_Given task:_ Quote every line as written. Omit pictures.

_Material provided:_
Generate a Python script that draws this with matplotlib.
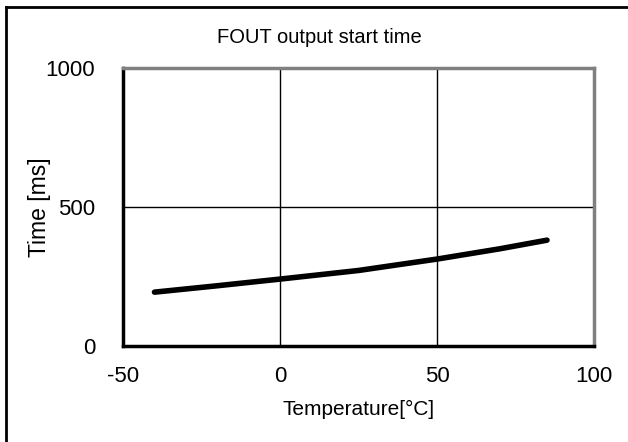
import matplotlib
matplotlib.use('Agg')
import matplotlib.pyplot as plt
from matplotlib.lines import Line2D

plt.rcParams['font.family'] = ['Liberation Sans', 'DejaVu Sans']
plt.rcParams['axes.unicode_minus'] = False

# data
temperature = [-40, -20, 0, 25, 50, 70, 85]
start_time = [194, 217, 241, 272, 313, 350, 381]

x_ticks = [-50, 0, 50, 100]
y_ticks = [0, 500, 1000]

fig = plt.figure(figsize=(6.28, 4.42), dpi=100)
ax = fig.add_axes([0.196, 0.217, 0.750, 0.629])

ax.plot(temperature, start_time, color='black', linewidth=4, solid_capstyle='round')

ax.set_xlim(-50, 100)
ax.set_ylim(0, 1000)
ax.set_xticks(x_ticks)
ax.set_yticks(y_ticks)
ax.grid(True, color='black', linewidth=1)
ax.tick_params(length=0, labelsize=16)
ax.tick_params(axis='y', pad=20)
ax.tick_params(axis='x', pad=14)

for side in ['left', 'bottom']:
    ax.spines[side].set_color('black')
    ax.spines[side].set_linewidth(2.5)
for side in ['top', 'right']:
    ax.spines[side].set_color('#808080')
    ax.spines[side].set_linewidth(2.5)

# title sits centred on the whole chart, not the plot area
fig.text(0.508, 0.916, 'FOUT output start time', fontsize=14.5, ha='center', va='center')
ax.set_xlabel('Temperature[°C]', fontsize=15, labelpad=10)
ax.set_ylabel('Time [ms]', fontsize=16.5, labelpad=-4)

# outer chart border (left and top only visible)
fig.add_artist(Line2D([0.01, 0.01], [0, 0.985], transform=fig.transFigure, color='black', linewidth=2))
fig.add_artist(Line2D([0.01, 1.0], [0.985, 0.985], transform=fig.transFigure, color='black', linewidth=2))

fig.savefig('out.png', dpi=100)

_Worked answer:_
Generate a Python script that draws this with matplotlib.
import matplotlib
matplotlib.use('Agg')
import matplotlib.pyplot as plt
from matplotlib.lines import Line2D

plt.rcParams['font.family'] = ['Liberation Sans', 'DejaVu Sans']
plt.rcParams['axes.unicode_minus'] = False

# data
temperature = [-40, -20, 0, 25, 50, 70, 85]
start_time = [194, 217, 241, 272, 313, 350, 381]

x_ticks = [-50, 0, 50, 100]
y_ticks = [0, 500, 1000]

fig = plt.figure(figsize=(6.28, 4.42), dpi=100)
ax = fig.add_axes([0.196, 0.217, 0.750, 0.629])

ax.plot(temperature, start_time, color='black', linewidth=4, solid_capstyle='round')

ax.set_xlim(-50, 100)
ax.set_ylim(0, 1000)
ax.set_xticks(x_ticks)
ax.set_yticks(y_ticks)
ax.grid(True, color='black', linewidth=1)
ax.tick_params(length=0, labelsize=16)
ax.tick_params(axis='y', pad=20)
ax.tick_params(axis='x', pad=14)

for side in ['left', 'bottom']:
    ax.spines[side].set_color('black')
    ax.spines[side].set_linewidth(2.5)
for side in ['top', 'right']:
    ax.spines[side].set_color('#808080')
    ax.spines[side].set_linewidth(2.5)

# title sits centred on the whole chart, not the plot area
fig.text(0.508, 0.916, 'FOUT output start time', fontsize=14.5, ha='center', va='center')
ax.set_xlabel('Temperature[°C]', fontsize=15, labelpad=10)
ax.set_ylabel('Time [ms]', fontsize=16.5, labelpad=-4)

# outer chart border (left and top only visible)
fig.add_artist(Line2D([0.01, 0.01], [0, 0.985], transform=fig.transFigure, color='black', linewidth=2))
fig.add_artist(Line2D([0.01, 1.0], [0.985, 0.985], transform=fig.transFigure, color='black', linewidth=2))

fig.savefig('out.png', dpi=100)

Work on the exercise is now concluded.